> **EXERCISE INSTRUCTIONS**
Using the listing below, copy every line that mentions "Python".

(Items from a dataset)
_ _ _

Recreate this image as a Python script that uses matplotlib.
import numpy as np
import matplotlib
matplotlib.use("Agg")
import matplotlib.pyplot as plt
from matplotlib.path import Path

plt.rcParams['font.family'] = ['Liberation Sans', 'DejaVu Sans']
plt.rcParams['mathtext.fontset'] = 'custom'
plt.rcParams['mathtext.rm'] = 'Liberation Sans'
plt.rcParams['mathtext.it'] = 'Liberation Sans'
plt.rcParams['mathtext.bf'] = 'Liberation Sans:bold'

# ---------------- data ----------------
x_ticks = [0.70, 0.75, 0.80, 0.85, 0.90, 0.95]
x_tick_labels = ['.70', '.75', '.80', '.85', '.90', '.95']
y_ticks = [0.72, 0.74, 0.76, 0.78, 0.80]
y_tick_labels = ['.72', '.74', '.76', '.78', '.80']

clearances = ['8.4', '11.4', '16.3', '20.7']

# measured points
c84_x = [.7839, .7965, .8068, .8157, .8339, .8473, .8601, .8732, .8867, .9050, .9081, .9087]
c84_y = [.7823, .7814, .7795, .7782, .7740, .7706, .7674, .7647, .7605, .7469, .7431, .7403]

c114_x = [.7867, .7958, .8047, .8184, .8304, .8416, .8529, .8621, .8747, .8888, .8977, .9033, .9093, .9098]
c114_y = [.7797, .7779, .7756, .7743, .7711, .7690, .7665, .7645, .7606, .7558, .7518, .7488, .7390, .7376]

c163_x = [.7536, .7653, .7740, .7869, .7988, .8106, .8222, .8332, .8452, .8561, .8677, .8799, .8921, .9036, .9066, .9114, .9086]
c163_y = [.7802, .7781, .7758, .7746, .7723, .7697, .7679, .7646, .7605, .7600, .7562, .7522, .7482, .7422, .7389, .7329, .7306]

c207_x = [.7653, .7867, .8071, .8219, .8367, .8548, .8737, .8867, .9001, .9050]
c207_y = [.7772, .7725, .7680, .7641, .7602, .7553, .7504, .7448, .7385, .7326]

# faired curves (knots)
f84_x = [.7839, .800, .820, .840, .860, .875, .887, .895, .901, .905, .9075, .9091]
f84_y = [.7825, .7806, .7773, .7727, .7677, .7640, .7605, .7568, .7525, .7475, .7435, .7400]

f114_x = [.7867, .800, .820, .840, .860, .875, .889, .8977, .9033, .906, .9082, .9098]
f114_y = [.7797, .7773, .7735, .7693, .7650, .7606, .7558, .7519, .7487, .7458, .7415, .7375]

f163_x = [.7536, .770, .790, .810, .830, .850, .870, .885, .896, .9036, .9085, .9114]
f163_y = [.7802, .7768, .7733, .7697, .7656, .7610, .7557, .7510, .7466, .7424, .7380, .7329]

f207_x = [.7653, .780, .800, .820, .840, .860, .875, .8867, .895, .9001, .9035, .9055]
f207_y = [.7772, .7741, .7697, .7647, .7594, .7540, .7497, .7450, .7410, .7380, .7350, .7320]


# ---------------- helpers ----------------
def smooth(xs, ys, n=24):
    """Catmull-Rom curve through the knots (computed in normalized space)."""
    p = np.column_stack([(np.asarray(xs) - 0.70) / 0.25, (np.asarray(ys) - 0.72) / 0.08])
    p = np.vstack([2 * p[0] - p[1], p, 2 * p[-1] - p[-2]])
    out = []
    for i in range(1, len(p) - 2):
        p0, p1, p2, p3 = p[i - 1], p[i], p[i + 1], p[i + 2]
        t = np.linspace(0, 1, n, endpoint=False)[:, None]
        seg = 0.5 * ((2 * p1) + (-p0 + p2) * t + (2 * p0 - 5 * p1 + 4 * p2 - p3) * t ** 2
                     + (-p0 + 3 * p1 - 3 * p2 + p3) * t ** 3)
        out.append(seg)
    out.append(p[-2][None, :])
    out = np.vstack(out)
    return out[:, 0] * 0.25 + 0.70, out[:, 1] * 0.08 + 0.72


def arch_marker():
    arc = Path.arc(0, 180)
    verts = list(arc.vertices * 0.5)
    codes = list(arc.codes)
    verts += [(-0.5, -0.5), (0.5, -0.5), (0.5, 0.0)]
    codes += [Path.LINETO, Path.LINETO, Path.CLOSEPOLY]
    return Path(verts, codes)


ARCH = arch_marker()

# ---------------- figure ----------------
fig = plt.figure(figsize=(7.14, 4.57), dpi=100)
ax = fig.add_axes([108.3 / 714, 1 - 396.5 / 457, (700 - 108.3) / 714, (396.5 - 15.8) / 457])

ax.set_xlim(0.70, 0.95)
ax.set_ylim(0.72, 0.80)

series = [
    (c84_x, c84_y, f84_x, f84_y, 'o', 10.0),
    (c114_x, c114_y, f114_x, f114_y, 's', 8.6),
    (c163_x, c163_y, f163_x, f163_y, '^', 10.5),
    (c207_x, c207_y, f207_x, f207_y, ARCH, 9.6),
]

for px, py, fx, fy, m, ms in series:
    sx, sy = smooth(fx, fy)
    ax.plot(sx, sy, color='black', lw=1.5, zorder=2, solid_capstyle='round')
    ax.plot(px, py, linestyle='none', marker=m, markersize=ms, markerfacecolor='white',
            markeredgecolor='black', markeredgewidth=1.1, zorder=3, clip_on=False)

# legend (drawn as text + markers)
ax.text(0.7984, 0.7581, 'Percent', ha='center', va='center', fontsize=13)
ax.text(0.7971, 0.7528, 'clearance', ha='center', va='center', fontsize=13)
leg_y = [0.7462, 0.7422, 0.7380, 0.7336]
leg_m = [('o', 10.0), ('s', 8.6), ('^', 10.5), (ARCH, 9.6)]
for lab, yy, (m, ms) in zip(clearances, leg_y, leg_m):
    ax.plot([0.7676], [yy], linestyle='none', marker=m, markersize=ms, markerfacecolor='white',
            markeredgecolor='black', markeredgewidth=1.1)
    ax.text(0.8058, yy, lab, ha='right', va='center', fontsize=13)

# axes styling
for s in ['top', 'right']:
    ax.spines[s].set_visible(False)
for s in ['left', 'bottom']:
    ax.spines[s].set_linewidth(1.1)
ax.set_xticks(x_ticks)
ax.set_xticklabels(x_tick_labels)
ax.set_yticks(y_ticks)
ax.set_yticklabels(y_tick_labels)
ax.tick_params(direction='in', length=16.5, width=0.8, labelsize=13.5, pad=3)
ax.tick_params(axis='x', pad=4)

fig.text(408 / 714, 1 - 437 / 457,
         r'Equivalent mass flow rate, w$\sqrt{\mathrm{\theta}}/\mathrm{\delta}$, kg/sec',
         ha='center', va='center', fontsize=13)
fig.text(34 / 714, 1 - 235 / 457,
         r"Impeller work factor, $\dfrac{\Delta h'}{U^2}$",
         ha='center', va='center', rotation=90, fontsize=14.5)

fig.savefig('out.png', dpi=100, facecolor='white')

_ _ _

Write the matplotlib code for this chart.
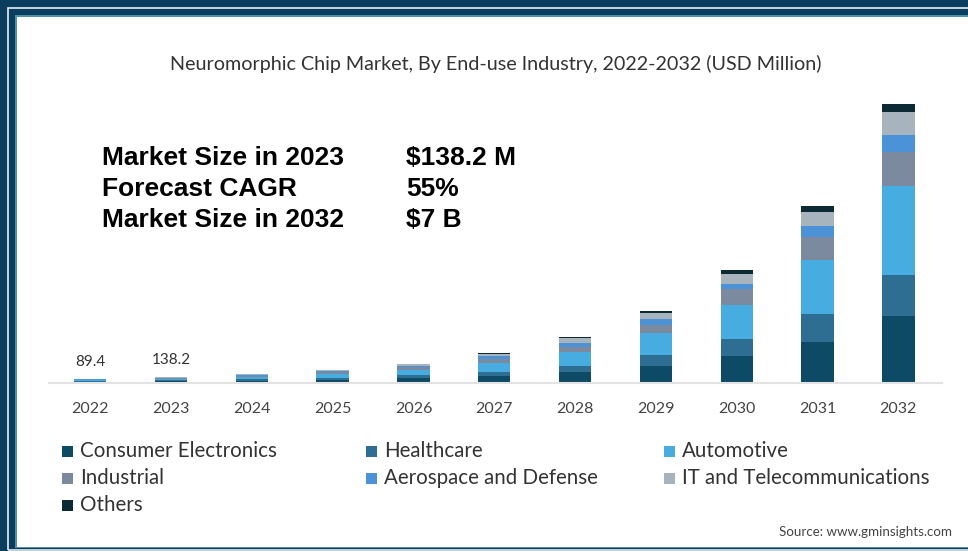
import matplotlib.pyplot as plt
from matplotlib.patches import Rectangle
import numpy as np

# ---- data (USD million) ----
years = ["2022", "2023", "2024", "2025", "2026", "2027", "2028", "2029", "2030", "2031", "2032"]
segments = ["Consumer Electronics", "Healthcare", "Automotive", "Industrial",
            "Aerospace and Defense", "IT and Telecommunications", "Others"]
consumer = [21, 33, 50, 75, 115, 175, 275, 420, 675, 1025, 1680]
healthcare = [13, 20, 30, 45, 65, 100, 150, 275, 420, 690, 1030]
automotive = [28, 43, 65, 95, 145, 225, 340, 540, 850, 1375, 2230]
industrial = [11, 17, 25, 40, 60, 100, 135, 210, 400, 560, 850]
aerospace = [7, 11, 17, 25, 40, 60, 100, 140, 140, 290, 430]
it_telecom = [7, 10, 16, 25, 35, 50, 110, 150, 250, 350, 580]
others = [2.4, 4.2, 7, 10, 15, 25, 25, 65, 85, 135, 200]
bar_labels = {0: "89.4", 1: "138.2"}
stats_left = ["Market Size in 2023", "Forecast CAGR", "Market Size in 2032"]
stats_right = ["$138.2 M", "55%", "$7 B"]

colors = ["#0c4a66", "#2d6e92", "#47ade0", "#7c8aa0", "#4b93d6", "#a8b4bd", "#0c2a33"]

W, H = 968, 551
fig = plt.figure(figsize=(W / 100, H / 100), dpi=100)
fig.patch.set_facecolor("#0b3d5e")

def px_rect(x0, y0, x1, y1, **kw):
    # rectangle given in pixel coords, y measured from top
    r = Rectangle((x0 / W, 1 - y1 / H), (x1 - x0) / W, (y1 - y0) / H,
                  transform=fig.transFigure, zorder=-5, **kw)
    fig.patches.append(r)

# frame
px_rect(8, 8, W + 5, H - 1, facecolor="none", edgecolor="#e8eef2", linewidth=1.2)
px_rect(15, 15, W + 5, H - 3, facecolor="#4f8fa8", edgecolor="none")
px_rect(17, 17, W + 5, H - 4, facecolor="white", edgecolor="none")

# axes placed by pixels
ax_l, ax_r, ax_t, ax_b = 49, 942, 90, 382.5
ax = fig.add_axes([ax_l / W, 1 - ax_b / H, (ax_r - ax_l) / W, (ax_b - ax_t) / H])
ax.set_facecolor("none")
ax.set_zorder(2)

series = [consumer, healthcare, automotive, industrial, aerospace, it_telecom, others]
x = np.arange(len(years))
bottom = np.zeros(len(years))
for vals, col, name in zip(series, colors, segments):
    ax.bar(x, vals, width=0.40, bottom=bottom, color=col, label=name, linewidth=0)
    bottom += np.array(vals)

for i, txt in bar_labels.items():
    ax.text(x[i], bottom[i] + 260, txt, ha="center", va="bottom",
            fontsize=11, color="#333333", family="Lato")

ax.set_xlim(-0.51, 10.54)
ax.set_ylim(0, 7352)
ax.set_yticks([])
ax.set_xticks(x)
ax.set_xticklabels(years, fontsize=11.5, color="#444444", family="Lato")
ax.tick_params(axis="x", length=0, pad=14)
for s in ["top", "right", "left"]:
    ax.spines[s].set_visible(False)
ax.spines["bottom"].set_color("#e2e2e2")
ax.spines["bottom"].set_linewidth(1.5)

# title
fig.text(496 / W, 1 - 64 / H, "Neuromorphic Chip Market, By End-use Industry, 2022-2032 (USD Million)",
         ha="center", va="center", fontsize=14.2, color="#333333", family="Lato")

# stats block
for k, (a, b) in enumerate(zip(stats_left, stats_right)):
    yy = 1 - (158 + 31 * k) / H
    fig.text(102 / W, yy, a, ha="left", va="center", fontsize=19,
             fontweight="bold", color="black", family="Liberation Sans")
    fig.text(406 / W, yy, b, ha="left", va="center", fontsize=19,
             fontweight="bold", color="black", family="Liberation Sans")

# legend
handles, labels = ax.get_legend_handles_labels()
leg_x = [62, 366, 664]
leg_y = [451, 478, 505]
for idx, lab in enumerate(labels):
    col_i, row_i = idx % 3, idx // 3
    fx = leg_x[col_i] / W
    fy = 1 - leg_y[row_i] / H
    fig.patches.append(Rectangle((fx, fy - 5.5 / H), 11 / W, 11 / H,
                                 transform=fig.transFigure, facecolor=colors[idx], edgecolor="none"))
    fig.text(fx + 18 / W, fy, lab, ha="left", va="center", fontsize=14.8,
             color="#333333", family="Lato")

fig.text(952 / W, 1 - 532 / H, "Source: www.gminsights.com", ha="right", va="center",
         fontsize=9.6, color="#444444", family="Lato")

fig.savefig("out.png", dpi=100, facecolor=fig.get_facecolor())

_ _ _

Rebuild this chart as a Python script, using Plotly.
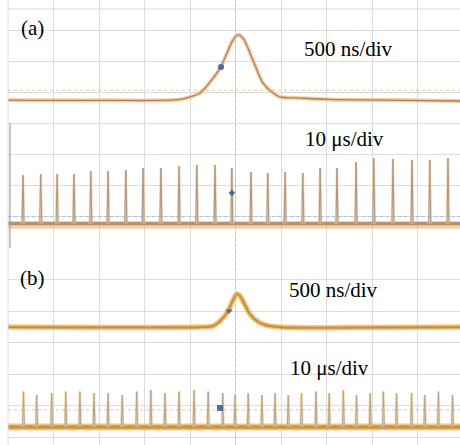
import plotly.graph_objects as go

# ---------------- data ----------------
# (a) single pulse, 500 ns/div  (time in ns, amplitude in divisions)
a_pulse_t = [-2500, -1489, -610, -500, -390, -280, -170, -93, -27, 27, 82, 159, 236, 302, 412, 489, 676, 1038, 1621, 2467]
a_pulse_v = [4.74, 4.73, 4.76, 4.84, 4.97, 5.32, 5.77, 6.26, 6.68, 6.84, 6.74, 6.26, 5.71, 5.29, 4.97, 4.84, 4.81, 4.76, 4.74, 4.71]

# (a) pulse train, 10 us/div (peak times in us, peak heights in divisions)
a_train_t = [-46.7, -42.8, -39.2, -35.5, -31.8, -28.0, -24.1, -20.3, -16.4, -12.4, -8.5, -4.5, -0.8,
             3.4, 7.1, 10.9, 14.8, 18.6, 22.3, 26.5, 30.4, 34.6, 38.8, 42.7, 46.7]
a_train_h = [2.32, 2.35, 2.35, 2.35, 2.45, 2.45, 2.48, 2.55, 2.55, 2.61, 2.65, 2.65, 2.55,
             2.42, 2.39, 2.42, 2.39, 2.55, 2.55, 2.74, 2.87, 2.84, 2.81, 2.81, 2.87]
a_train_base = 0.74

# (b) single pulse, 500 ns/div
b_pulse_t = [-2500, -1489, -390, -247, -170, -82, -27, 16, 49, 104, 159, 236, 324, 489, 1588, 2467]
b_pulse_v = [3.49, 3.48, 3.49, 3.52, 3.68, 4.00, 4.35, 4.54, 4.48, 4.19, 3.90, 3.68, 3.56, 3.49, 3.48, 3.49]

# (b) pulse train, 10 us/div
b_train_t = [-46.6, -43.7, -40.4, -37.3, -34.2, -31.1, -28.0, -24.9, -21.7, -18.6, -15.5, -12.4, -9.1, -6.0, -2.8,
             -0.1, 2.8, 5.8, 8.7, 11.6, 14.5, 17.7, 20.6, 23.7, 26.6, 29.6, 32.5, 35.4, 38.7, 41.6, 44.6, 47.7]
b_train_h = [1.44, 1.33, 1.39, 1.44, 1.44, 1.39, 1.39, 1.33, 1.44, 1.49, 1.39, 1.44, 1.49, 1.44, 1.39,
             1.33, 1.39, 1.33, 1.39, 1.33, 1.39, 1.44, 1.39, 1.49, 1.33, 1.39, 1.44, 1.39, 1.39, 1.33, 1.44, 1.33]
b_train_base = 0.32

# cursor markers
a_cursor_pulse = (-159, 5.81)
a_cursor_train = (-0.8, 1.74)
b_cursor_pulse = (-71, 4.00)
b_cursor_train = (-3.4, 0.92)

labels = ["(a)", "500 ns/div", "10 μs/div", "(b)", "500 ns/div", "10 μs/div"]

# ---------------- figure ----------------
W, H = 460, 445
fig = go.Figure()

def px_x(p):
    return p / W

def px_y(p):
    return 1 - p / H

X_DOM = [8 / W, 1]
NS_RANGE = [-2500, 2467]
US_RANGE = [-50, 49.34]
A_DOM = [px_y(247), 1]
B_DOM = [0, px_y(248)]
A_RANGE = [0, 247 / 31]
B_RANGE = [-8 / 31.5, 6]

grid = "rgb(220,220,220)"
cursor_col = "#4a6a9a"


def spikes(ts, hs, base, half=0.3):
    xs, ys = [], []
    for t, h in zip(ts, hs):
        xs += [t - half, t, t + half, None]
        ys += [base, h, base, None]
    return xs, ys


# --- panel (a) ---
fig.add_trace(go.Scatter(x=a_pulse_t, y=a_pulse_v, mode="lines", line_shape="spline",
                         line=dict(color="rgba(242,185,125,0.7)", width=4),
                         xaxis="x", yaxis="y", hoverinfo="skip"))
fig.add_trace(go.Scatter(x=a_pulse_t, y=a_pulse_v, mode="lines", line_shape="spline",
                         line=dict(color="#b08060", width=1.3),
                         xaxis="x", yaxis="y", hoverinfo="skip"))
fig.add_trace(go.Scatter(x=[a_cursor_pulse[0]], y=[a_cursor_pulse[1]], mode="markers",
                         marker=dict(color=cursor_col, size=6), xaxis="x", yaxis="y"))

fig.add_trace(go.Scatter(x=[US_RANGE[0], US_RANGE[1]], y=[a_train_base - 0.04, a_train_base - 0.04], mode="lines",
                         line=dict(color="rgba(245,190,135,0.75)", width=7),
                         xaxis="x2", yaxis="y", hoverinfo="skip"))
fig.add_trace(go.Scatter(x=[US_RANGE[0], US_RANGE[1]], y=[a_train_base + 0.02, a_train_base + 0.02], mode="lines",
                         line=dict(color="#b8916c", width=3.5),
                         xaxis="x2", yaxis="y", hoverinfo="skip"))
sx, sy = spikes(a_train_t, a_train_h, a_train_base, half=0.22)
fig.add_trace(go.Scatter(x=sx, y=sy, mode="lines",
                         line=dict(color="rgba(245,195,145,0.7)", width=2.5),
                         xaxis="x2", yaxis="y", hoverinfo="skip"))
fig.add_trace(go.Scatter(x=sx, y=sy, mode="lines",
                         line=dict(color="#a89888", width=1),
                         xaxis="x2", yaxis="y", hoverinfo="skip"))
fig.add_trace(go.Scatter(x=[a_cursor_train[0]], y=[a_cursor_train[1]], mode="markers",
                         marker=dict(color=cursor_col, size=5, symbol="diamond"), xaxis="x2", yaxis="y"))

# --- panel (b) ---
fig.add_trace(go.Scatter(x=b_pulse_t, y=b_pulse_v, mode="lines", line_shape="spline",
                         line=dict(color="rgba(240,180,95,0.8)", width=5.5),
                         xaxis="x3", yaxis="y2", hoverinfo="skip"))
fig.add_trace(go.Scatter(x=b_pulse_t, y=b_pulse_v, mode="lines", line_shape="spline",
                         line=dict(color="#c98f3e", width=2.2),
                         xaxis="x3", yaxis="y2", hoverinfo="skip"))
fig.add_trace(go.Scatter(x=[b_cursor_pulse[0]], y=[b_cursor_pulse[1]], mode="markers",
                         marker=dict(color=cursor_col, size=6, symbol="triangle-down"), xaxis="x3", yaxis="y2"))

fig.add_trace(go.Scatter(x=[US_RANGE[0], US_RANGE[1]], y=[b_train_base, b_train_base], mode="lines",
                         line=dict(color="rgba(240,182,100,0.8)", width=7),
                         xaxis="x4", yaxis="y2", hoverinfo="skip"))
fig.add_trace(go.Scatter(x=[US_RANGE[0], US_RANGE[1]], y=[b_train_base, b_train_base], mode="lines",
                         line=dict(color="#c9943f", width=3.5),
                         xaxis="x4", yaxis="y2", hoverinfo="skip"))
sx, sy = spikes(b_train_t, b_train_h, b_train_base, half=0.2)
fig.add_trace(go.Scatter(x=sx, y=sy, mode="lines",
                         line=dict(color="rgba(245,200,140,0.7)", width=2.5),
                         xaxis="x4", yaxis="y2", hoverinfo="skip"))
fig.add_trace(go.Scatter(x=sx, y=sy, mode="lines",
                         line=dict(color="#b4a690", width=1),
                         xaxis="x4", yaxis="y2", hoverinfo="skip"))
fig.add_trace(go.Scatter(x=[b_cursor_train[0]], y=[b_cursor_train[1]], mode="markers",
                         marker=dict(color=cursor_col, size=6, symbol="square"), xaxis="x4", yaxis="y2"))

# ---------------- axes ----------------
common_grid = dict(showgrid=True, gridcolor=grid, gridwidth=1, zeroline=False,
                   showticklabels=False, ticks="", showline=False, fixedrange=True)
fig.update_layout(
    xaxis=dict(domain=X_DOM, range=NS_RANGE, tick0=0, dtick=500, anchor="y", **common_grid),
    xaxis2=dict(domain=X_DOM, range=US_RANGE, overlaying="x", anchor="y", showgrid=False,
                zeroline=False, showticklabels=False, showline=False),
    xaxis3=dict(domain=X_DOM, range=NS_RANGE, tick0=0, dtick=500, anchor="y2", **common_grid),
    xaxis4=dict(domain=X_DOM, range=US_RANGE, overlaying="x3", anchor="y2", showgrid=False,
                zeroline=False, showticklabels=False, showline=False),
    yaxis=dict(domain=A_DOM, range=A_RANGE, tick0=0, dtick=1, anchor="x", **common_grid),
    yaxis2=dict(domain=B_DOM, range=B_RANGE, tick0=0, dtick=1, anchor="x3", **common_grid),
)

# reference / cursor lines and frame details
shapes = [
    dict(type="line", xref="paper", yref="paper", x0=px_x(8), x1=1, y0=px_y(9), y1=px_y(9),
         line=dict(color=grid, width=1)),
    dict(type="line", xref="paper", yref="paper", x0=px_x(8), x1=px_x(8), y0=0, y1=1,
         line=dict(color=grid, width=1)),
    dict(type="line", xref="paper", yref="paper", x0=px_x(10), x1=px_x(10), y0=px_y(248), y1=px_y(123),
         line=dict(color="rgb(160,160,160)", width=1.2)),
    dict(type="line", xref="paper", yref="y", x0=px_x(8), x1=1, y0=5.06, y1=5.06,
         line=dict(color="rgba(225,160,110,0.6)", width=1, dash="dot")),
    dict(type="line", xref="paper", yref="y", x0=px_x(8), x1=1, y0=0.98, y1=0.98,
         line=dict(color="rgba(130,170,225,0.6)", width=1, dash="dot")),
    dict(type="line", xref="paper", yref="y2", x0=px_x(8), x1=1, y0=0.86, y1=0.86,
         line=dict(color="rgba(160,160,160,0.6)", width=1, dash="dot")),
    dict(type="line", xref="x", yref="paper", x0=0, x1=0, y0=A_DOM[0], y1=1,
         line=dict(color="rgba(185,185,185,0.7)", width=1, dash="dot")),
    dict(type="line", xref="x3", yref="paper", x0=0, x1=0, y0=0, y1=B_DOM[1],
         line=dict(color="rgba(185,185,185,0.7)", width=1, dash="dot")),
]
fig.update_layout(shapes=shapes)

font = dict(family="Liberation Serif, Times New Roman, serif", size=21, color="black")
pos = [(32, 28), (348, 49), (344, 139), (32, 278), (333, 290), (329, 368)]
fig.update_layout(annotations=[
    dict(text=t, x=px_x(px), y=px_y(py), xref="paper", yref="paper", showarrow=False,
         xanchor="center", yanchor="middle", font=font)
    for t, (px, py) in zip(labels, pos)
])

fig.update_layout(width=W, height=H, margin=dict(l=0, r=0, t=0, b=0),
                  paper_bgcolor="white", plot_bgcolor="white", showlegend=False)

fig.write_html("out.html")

_ _ _

> **EXERCISE SOLUTION**
Recreate this image as a Python script that uses matplotlib.
Rebuild this chart as a Python script, using Plotly.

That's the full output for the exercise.